WRITTEN REQUEST – Emit the data below verbatim, stripping out any pictures.

[Start INFORMATION SHOWN]

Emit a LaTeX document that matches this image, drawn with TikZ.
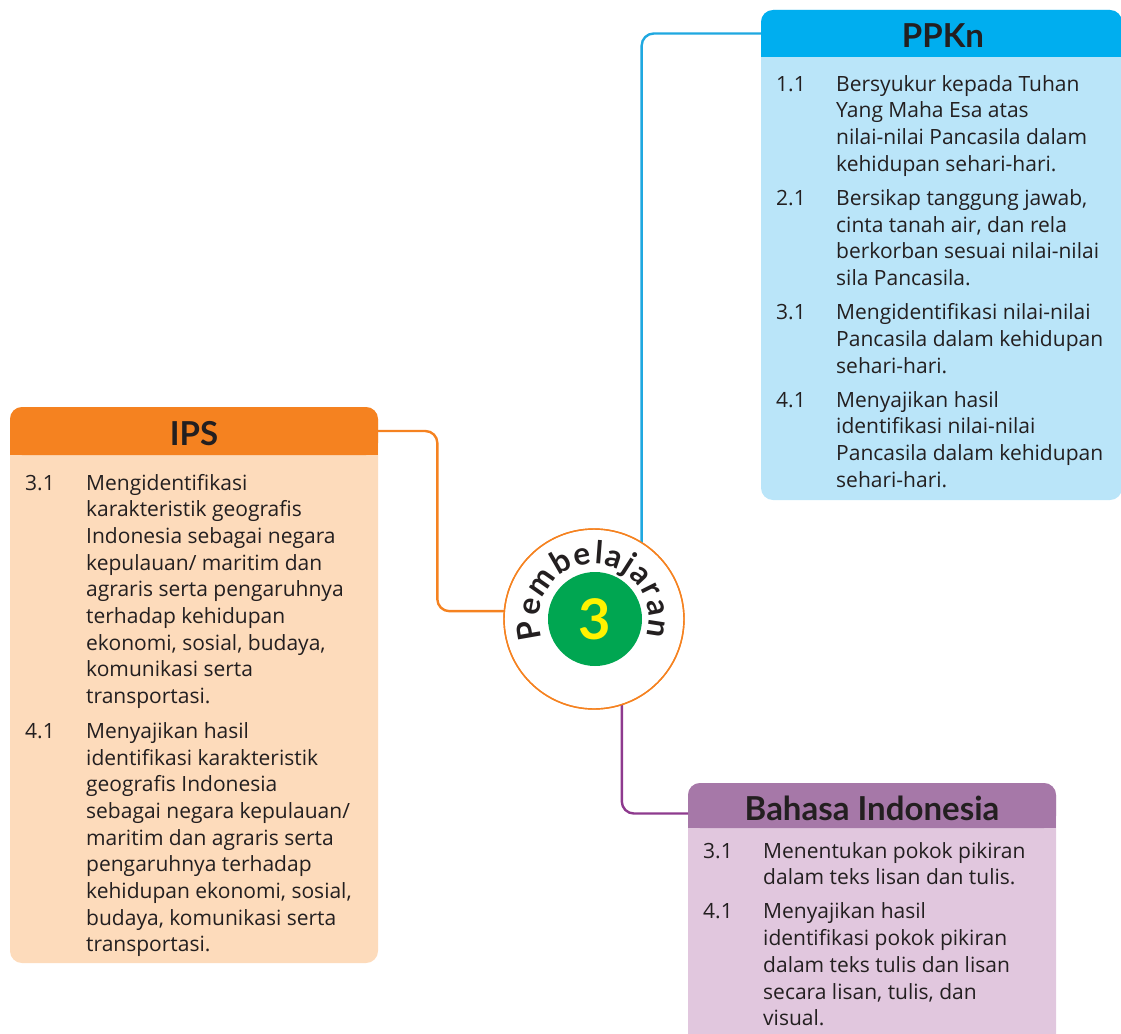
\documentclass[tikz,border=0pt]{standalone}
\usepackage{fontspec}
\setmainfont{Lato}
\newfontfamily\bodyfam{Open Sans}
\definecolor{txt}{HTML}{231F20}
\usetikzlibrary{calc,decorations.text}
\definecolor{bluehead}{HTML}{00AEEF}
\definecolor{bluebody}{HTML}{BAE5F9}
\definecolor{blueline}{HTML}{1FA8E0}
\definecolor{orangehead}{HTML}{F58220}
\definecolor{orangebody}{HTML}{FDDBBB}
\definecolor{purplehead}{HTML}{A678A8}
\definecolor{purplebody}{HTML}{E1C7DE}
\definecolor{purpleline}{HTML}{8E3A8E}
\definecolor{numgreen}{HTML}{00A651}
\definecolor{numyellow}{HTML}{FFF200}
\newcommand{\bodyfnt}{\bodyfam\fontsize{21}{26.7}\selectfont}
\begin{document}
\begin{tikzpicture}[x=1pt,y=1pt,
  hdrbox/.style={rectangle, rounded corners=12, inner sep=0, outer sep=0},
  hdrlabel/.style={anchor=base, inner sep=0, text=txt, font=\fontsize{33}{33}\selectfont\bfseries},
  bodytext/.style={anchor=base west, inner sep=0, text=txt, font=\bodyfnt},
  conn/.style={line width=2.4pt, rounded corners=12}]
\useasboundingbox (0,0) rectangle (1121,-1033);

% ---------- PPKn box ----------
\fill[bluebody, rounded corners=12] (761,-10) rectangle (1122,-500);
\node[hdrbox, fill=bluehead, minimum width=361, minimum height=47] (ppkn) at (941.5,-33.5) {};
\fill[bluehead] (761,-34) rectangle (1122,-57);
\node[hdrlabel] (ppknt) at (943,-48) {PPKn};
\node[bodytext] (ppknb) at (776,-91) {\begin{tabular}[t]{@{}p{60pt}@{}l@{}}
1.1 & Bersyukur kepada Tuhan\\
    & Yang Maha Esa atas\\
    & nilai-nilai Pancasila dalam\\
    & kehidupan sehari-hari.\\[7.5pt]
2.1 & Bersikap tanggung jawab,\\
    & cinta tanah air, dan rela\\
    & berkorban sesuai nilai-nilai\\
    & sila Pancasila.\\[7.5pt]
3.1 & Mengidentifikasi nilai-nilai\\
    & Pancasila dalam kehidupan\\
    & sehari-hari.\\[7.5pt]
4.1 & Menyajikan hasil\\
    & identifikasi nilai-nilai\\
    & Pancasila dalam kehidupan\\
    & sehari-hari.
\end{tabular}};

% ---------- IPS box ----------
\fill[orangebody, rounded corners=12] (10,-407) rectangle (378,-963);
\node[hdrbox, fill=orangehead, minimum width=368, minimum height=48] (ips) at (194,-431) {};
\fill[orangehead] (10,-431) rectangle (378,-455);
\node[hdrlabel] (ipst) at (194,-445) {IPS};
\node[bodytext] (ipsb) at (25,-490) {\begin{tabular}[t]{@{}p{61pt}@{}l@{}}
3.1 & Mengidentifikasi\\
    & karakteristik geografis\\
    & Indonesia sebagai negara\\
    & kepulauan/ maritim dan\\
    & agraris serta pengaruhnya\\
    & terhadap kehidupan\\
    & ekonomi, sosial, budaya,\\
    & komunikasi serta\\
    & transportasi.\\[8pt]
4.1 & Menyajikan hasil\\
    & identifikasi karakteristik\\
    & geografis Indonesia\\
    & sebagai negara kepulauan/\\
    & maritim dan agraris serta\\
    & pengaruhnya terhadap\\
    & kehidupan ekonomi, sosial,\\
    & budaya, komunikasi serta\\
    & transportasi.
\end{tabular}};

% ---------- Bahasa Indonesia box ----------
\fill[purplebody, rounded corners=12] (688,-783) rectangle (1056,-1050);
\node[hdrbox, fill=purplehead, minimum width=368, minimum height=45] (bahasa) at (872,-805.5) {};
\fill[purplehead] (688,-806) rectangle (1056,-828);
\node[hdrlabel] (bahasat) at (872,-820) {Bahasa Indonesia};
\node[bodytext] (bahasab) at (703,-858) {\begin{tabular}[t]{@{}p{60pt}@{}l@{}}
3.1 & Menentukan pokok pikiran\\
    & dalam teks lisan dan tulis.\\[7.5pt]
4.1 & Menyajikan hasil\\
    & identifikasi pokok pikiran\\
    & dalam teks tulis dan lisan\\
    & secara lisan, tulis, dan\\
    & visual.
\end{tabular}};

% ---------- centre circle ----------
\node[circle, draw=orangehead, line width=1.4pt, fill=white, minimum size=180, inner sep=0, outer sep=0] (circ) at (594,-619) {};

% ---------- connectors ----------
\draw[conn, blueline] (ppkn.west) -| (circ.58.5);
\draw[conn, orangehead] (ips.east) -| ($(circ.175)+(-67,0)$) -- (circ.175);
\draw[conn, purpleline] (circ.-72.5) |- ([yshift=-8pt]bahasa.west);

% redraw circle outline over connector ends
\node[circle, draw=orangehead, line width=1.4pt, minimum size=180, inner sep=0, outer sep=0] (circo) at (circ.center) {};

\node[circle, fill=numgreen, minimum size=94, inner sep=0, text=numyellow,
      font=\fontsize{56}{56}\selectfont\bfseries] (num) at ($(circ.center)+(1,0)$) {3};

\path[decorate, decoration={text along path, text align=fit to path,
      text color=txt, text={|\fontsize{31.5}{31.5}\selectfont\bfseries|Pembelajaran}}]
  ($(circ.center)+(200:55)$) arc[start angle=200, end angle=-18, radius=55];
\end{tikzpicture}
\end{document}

[End INFORMATION SHOWN]

SOLUTION TO THIS TASK –
Emit a LaTeX document that matches this image, drawn with TikZ.
\documentclass[tikz,border=0pt]{standalone}
\usepackage{fontspec}
\setmainfont{Lato}
\newfontfamily\bodyfam{Open Sans}
\definecolor{txt}{HTML}{231F20}
\usetikzlibrary{calc,decorations.text}
\definecolor{bluehead}{HTML}{00AEEF}
\definecolor{bluebody}{HTML}{BAE5F9}
\definecolor{blueline}{HTML}{1FA8E0}
\definecolor{orangehead}{HTML}{F58220}
\definecolor{orangebody}{HTML}{FDDBBB}
\definecolor{purplehead}{HTML}{A678A8}
\definecolor{purplebody}{HTML}{E1C7DE}
\definecolor{purpleline}{HTML}{8E3A8E}
\definecolor{numgreen}{HTML}{00A651}
\definecolor{numyellow}{HTML}{FFF200}
\newcommand{\bodyfnt}{\bodyfam\fontsize{21}{26.7}\selectfont}
\begin{document}
\begin{tikzpicture}[x=1pt,y=1pt,
  hdrbox/.style={rectangle, rounded corners=12, inner sep=0, outer sep=0},
  hdrlabel/.style={anchor=base, inner sep=0, text=txt, font=\fontsize{33}{33}\selectfont\bfseries},
  bodytext/.style={anchor=base west, inner sep=0, text=txt, font=\bodyfnt},
  conn/.style={line width=2.4pt, rounded corners=12}]
\useasboundingbox (0,0) rectangle (1121,-1033);

% ---------- PPKn box ----------
\fill[bluebody, rounded corners=12] (761,-10) rectangle (1122,-500);
\node[hdrbox, fill=bluehead, minimum width=361, minimum height=47] (ppkn) at (941.5,-33.5) {};
\fill[bluehead] (761,-34) rectangle (1122,-57);
\node[hdrlabel] (ppknt) at (943,-48) {PPKn};
\node[bodytext] (ppknb) at (776,-91) {\begin{tabular}[t]{@{}p{60pt}@{}l@{}}
1.1 & Bersyukur kepada Tuhan\\
    & Yang Maha Esa atas\\
    & nilai-nilai Pancasila dalam\\
    & kehidupan sehari-hari.\\[7.5pt]
2.1 & Bersikap tanggung jawab,\\
    & cinta tanah air, dan rela\\
    & berkorban sesuai nilai-nilai\\
    & sila Pancasila.\\[7.5pt]
3.1 & Mengidentifikasi nilai-nilai\\
    & Pancasila dalam kehidupan\\
    & sehari-hari.\\[7.5pt]
4.1 & Menyajikan hasil\\
    & identifikasi nilai-nilai\\
    & Pancasila dalam kehidupan\\
    & sehari-hari.
\end{tabular}};

% ---------- IPS box ----------
\fill[orangebody, rounded corners=12] (10,-407) rectangle (378,-963);
\node[hdrbox, fill=orangehead, minimum width=368, minimum height=48] (ips) at (194,-431) {};
\fill[orangehead] (10,-431) rectangle (378,-455);
\node[hdrlabel] (ipst) at (194,-445) {IPS};
\node[bodytext] (ipsb) at (25,-490) {\begin{tabular}[t]{@{}p{61pt}@{}l@{}}
3.1 & Mengidentifikasi\\
    & karakteristik geografis\\
    & Indonesia sebagai negara\\
    & kepulauan/ maritim dan\\
    & agraris serta pengaruhnya\\
    & terhadap kehidupan\\
    & ekonomi, sosial, budaya,\\
    & komunikasi serta\\
    & transportasi.\\[8pt]
4.1 & Menyajikan hasil\\
    & identifikasi karakteristik\\
    & geografis Indonesia\\
    & sebagai negara kepulauan/\\
    & maritim dan agraris serta\\
    & pengaruhnya terhadap\\
    & kehidupan ekonomi, sosial,\\
    & budaya, komunikasi serta\\
    & transportasi.
\end{tabular}};

% ---------- Bahasa Indonesia box ----------
\fill[purplebody, rounded corners=12] (688,-783) rectangle (1056,-1050);
\node[hdrbox, fill=purplehead, minimum width=368, minimum height=45] (bahasa) at (872,-805.5) {};
\fill[purplehead] (688,-806) rectangle (1056,-828);
\node[hdrlabel] (bahasat) at (872,-820) {Bahasa Indonesia};
\node[bodytext] (bahasab) at (703,-858) {\begin{tabular}[t]{@{}p{60pt}@{}l@{}}
3.1 & Menentukan pokok pikiran\\
    & dalam teks lisan dan tulis.\\[7.5pt]
4.1 & Menyajikan hasil\\
    & identifikasi pokok pikiran\\
    & dalam teks tulis dan lisan\\
    & secara lisan, tulis, dan\\
    & visual.
\end{tabular}};

% ---------- centre circle ----------
\node[circle, draw=orangehead, line width=1.4pt, fill=white, minimum size=180, inner sep=0, outer sep=0] (circ) at (594,-619) {};

% ---------- connectors ----------
\draw[conn, blueline] (ppkn.west) -| (circ.58.5);
\draw[conn, orangehead] (ips.east) -| ($(circ.175)+(-67,0)$) -- (circ.175);
\draw[conn, purpleline] (circ.-72.5) |- ([yshift=-8pt]bahasa.west);

% redraw circle outline over connector ends
\node[circle, draw=orangehead, line width=1.4pt, minimum size=180, inner sep=0, outer sep=0] (circo) at (circ.center) {};

\node[circle, fill=numgreen, minimum size=94, inner sep=0, text=numyellow,
      font=\fontsize{56}{56}\selectfont\bfseries] (num) at ($(circ.center)+(1,0)$) {3};

\path[decorate, decoration={text along path, text align=fit to path,
      text color=txt, text={|\fontsize{31.5}{31.5}\selectfont\bfseries|Pembelajaran}}]
  ($(circ.center)+(200:55)$) arc[start angle=200, end angle=-18, radius=55];
\end{tikzpicture}
\end{document}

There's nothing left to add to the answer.